Margaret Wister Meigs, Preservation Advocate: The Untold Story Public

Margaret Wister Meigs is credited for transforming the Fort Hunter Mansion into a historic house museum. The story of Meigs’s involvement with the mansion is a simple one; as a child, she would often go to the mansion to visit with her aunt, Helen Reily. After Reily died, Meigs made it her mission to preserve and care for the mansion. She felt that the only way to keep the memory of her aunt alive was to turn the mansion into a historical house museum. Meigs worked tirelessly to turn this vision into a reality. First, she developed methods of advertising such as: painting advertisements on the side of the Centennial Barn and Mansion, creating brochures, and newspaper ads. The Friends of Fort Hunter was created in order to fund the constant maintenance of the mansion and is still in existence today.
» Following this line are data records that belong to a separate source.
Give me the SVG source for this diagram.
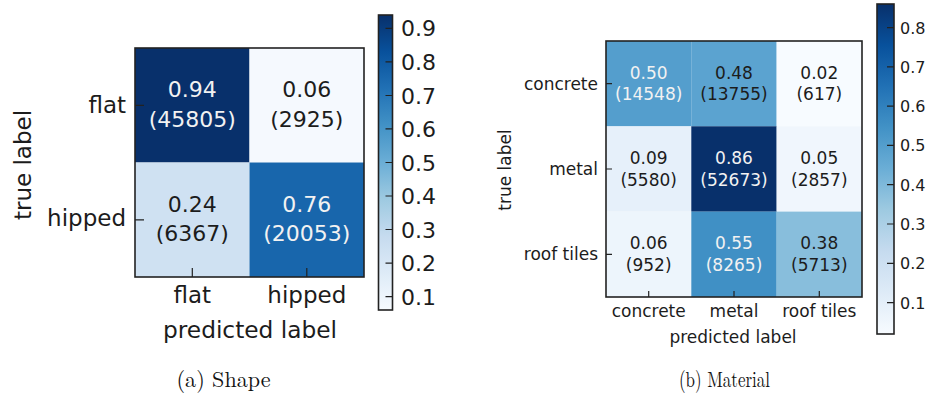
<svg xmlns="http://www.w3.org/2000/svg" width="929" height="394" viewBox="0 0 929 394">
  <style>
    text { font-family: "DejaVu Sans", Verdana, sans-serif; fill: #1c1c1c; }
    .big { font-size: 22px; }
    .lab { font-size: 23px; }
    .small { font-size: 17px; }
    .cb { font-size: 16px; }
    .mid { text-anchor: middle; }
    .end { text-anchor: end; }
    .light { fill: #f2f2f2; }
    .frame { fill: none; stroke: #222; stroke-width: 1.6; }
    .tick { stroke: #222; stroke-width: 1.2; }
    .cap { font-family: "Latin Modern Roman", "Liberation Serif", "DejaVu Serif", serif; font-size: 22px; fill: #111; }
  </style>
  <defs>
    <!-- matplotlib "Blues" colour map, bottom (low) to top (high) -->
    <linearGradient id="blues" x1="0" y1="1" x2="0" y2="0">
      <stop offset="0" stop-color="#f7fbff"/>
      <stop offset="0.125" stop-color="#deebf7"/>
      <stop offset="0.25" stop-color="#c6dbef"/>
      <stop offset="0.375" stop-color="#9ecae1"/>
      <stop offset="0.5" stop-color="#6baed6"/>
      <stop offset="0.625" stop-color="#4292c6"/>
      <stop offset="0.75" stop-color="#2171b5"/>
      <stop offset="0.875" stop-color="#08519c"/>
      <stop offset="1" stop-color="#08306b"/>
    </linearGradient>
  </defs>
  <rect width="929" height="394" fill="#ffffff"/>

  <!-- (a) Shape confusion matrix -->
  <g id="shape-matrix">
    <rect x="135" y="48" width="114.5" height="114.5" fill="#08306b"/>
    <rect x="249.5" y="48" width="114.5" height="114.5" fill="#f5f9fe"/>
    <rect x="135" y="162.5" width="114.5" height="114.5" fill="#cfe1f2"/>
    <rect x="249.5" y="162.5" width="114.5" height="114.5" fill="#1866ac"/>
    <rect class="frame" x="135" y="48" width="229" height="229"/>
    <path class="tick" d="M135 105.3h9M135 219.8h9M192.3 277v-9M306.8 277v-9"/>
    <text class="big mid light" x="192.3" y="97">0.94</text>
    <text class="big mid light" x="192.3" y="127">(45805)</text>
    <text class="big mid" x="306.8" y="97">0.06</text>
    <text class="big mid" x="306.8" y="127">(2925)</text>
    <text class="big mid" x="192.3" y="212">0.24</text>
    <text class="big mid" x="192.3" y="241">(6367)</text>
    <text class="big mid light" x="306.8" y="212">0.76</text>
    <text class="big mid light" x="306.8" y="241">(20053)</text>
    <text class="lab end" x="126" y="113">flat</text>
    <text class="lab end" x="126" y="226">hipped</text>
    <text class="lab mid" x="192.3" y="303">flat</text>
    <text class="lab mid" x="306.8" y="303">hipped</text>
    <text class="lab mid" x="250" y="338" textLength="174" lengthAdjust="spacingAndGlyphs">predicted label</text>
    <text class="lab mid" transform="translate(31 165) rotate(-90)">true label</text>
  </g>

  <g id="shape-colorbar">
    <rect x="378.5" y="15" width="14" height="295" fill="url(#blues)"/>
    <rect class="frame" x="378.5" y="15" width="14" height="295"/>
    <path class="tick" d="M385.5 296.6h7M385.5 263.1h7M385.5 229.5h7M385.5 196h7M385.5 162.5h7M385.5 128.9h7M385.5 95.5h7M385.5 61.9h7M385.5 28.4h7"/>
    <text class="big" x="401" y="304.6">0.1</text>
    <text class="big" x="401" y="271.1">0.2</text>
    <text class="big" x="401" y="237.5">0.3</text>
    <text class="big" x="401" y="204">0.4</text>
    <text class="big" x="401" y="170.5">0.5</text>
    <text class="big" x="401" y="136.9">0.6</text>
    <text class="big" x="401" y="103.5">0.7</text>
    <text class="big" x="401" y="69.9">0.8</text>
    <text class="big" x="401" y="36.4">0.9</text>
  </g>

  <!-- (b) Material confusion matrix -->
  <g id="material-matrix">
    <rect x="606" y="41" width="85.4" height="85.4" fill="#549ecd"/>
    <rect x="691.3" y="41" width="85.4" height="85.4" fill="#5ba3d0"/>
    <rect x="776.6" y="41" width="85.4" height="85.4" fill="#f7fbff"/>
    <rect x="606" y="126.3" width="85.4" height="85.4" fill="#e6f0fa"/>
    <rect x="691.3" y="126.3" width="85.4" height="85.4" fill="#08306b"/>
    <rect x="776.6" y="126.3" width="85.4" height="85.4" fill="#f0f6fd"/>
    <rect x="606" y="211.6" width="85.4" height="85.4" fill="#edf5fc"/>
    <rect x="691.3" y="211.6" width="85.4" height="85.4" fill="#4090c5"/>
    <rect x="776.6" y="211.6" width="85.4" height="85.4" fill="#88bedc"/>
    <rect class="frame" x="606" y="41" width="256" height="256"/>
    <path class="tick" d="M606 83.7h6M606 169h6M606 254.3h6M648.7 297v-6M734 297v-6M819.3 297v-6"/>
    <text class="small mid light" x="648.7" y="78.5">0.50</text>
    <text class="small mid light" x="648.7" y="100">(14548)</text>
    <text class="small mid" x="734" y="78.5">0.48</text>
    <text class="small mid" x="734" y="100">(13755)</text>
    <text class="small mid" x="819.3" y="78.5">0.02</text>
    <text class="small mid" x="819.3" y="100">(617)</text>
    <text class="small mid" x="648.7" y="164">0.09</text>
    <text class="small mid" x="648.7" y="185.7">(5580)</text>
    <text class="small mid light" x="734" y="164">0.86</text>
    <text class="small mid light" x="734" y="185.7">(52673)</text>
    <text class="small mid" x="819.3" y="164">0.05</text>
    <text class="small mid" x="819.3" y="185.7">(2857)</text>
    <text class="small mid" x="648.7" y="249.3">0.06</text>
    <text class="small mid" x="648.7" y="270.7">(952)</text>
    <text class="small mid light" x="734" y="249.3">0.55</text>
    <text class="small mid light" x="734" y="270.7">(8265)</text>
    <text class="small mid" x="819.3" y="249.3">0.38</text>
    <text class="small mid" x="819.3" y="270.7">(5713)</text>
    <text class="small end" x="598" y="89.5">concrete</text>
    <text class="small end" x="598" y="175">metal</text>
    <text class="small end" x="598" y="260">roof tiles</text>
    <text class="small mid" x="648.7" y="317">concrete</text>
    <text class="small mid" x="734" y="317">metal</text>
    <text class="small mid" x="819.3" y="317">roof tiles</text>
    <text class="small mid" x="733" y="343">predicted label</text>
    <text class="small mid" transform="translate(510.5 170) rotate(-90)">true label</text>
  </g>

  <g id="material-colorbar">
    <rect x="877" y="4" width="17" height="330" fill="url(#blues)"/>
    <rect class="frame" x="877" y="4" width="17" height="330"/>
    <path class="tick" d="M887 302.6h7M887 263.3h7M887 224h7M887 184.7h7M887 145.4h7M887 106.1h7M887 66.9h7M887 27.6h7"/>
    <text class="cb" x="900" y="308.6">0.1</text>
    <text class="cb" x="900" y="269.3">0.2</text>
    <text class="cb" x="900" y="230">0.3</text>
    <text class="cb" x="900" y="190.7">0.4</text>
    <text class="cb" x="900" y="151.4">0.5</text>
    <text class="cb" x="900" y="112.1">0.6</text>
    <text class="cb" x="900" y="72.9">0.7</text>
    <text class="cb" x="900" y="33.6">0.8</text>
  </g>

  <!-- sub-figure captions -->
  <g id="captions">
    <text class="cap" x="176.5" y="387" textLength="94" lengthAdjust="spacingAndGlyphs">(a) Shape</text>
    <text class="cap" x="679" y="387" textLength="91" lengthAdjust="spacingAndGlyphs">(b) Material</text>
  </g>
</svg>
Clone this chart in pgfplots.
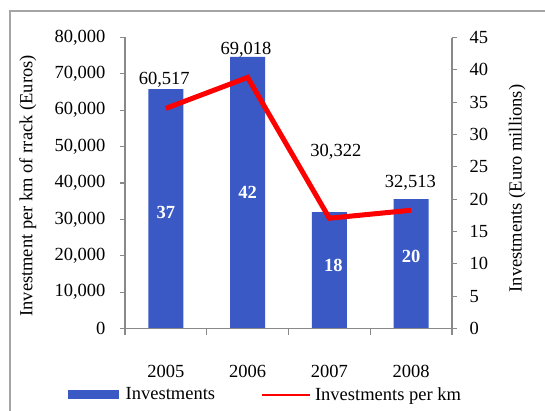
\documentclass[border=0pt]{standalone}
\usepackage{pgfplots}
\pgfplotsset{compat=1.18}
\usepackage{fontspec}
\setmainfont{Liberation Serif}
\definecolor{barblue}{RGB}{59,89,196}
\definecolor{axgray}{RGB}{137,137,137}
\definecolor{framegray}{RGB}{165,165,165}
\begin{document}
\begin{tikzpicture}[x=1bp,y=1bp]
\useasboundingbox (0,0) rectangle (545,410);
\draw[framegray, line width=1.5bp] (10,-10) |- (560,399);
\pgfplotsset{
  base/.style={
    at={(125bp,81.5bp)}, anchor=south west, width=327bp, height=291bp, scale only axis,
    xmin=-0.5, xmax=3.5, font=\fontsize{18.5bp}{21bp}\selectfont,
    /pgf/number format/assume math mode=true,
    axis line style={axgray, line width=1.2bp},
    tick style={axgray, line width=1.2bp},
    major tick length=5bp,
    minor tick length=6bp,
    tick align=outside,
    clip=false,
  }
}
\begin{axis}[base, axis y line*=right, axis x line=none, ymin=0, ymax=45, ytick={0,5,...,45},
  ylabel={Investments (Euro millions)},
  ylabel style={at={(axis description cs:1.199,0.481)}, anchor=center},
  yticklabel style={xshift=9bp}]
\addplot[ybar, bar width=35bp, fill=barblue, draw=none] coordinates {(0,37) (1,42) (2,18) (3,20)};
\node[white, font=\fontsize{18.5bp}{21bp}\selectfont\bfseries] at (axis cs:0,18) {37};
\node[white, font=\fontsize{18.5bp}{21bp}\selectfont\bfseries] at (axis cs:1,21) {42};
\node[white, font=\fontsize{18.5bp}{21bp}\selectfont\bfseries] at (axis cs:2.05,9.7) {18};
\node[white, font=\fontsize{18.5bp}{21bp}\selectfont\bfseries] at (axis cs:3,11.2) {20};
\end{axis}
\begin{axis}[base, axis y line*=left, axis x line*=bottom, ymin=0, ymax=80000,
  ytick={0,10000,...,80000}, scaled y ticks=false,
  /pgf/number format/fixed, /pgf/number format/1000 sep={,},
  yticklabel style={xshift=-11bp},
  xtick={0,1,2,3}, xticklabels={2005,2006,2007,2008},
  major x tick style={draw=none},
  minor xtick={-0.5,0.5,1.5,2.5,3.5},
  xticklabel style={yshift=-28bp},
  ylabel={Investment per km of rrack (Euros)},
  ylabel style={at={(axis description cs:-0.297,0.49)}, anchor=center},
  legend columns=2,
  legend style={at={(axis description cs:-0.185,-0.227)}, anchor=west, draw=none, fill=none,
    font=\fontsize{18.5bp}{21bp}\selectfont,
    /tikz/every even column/.append style={column sep=44bp}},
  ]
\addlegendimage{draw=none, legend image code/.code={\fill[barblue, draw=none] (0bp,-4.5bp) rectangle (51bp,4.5bp); \path[draw=none, fill=none] (0bp,0bp) -- (56bp,0bp);}}
\addlegendentry{Investments}
\addplot[red, line width=5bp, mark=none,
  legend image code/.code={\draw[red, line width=2bp] (0bp,0bp) -- (48bp,0bp); \path[draw=none, fill=none] (0bp,0bp) -- (51bp,0bp);}]
  coordinates {(0,60517) (1,69018) (2,30322) (3,32513)};
\addlegendentry{Investments per km}
\node at (axis cs:-0.02,68300) {60,517};
\node at (axis cs:0.98,76560) {69,018};
\node at (axis cs:2.08,48520) {30,322};
\node at (axis cs:2.99,40000) {32,513};
\end{axis}
\end{tikzpicture}
\end{document}
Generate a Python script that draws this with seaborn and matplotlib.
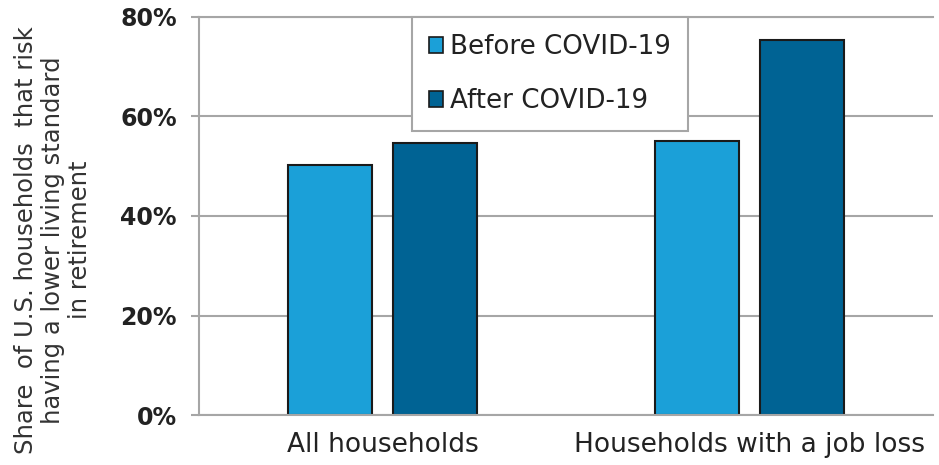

Needless to say, Meigs set up the Fort Hunter Mansion for success and was a pioneer of her time. Margaret will be compared to other women around the same time period that turned houses into historical house museums. This thesis analyzes both Meigs’s life and her involvement with the Fort Hunter Mansion. In relation to the personal life of Margaret, I will focus on the time frame of 1900 to 1910. This time frame depicts Meigs’s personality prior and post marriage. For the Fort Hunter Mansion, focus will be placed on a 1933 to 1958-time frame. Meigs acquired the mansion in 1933 and passed away in 1958.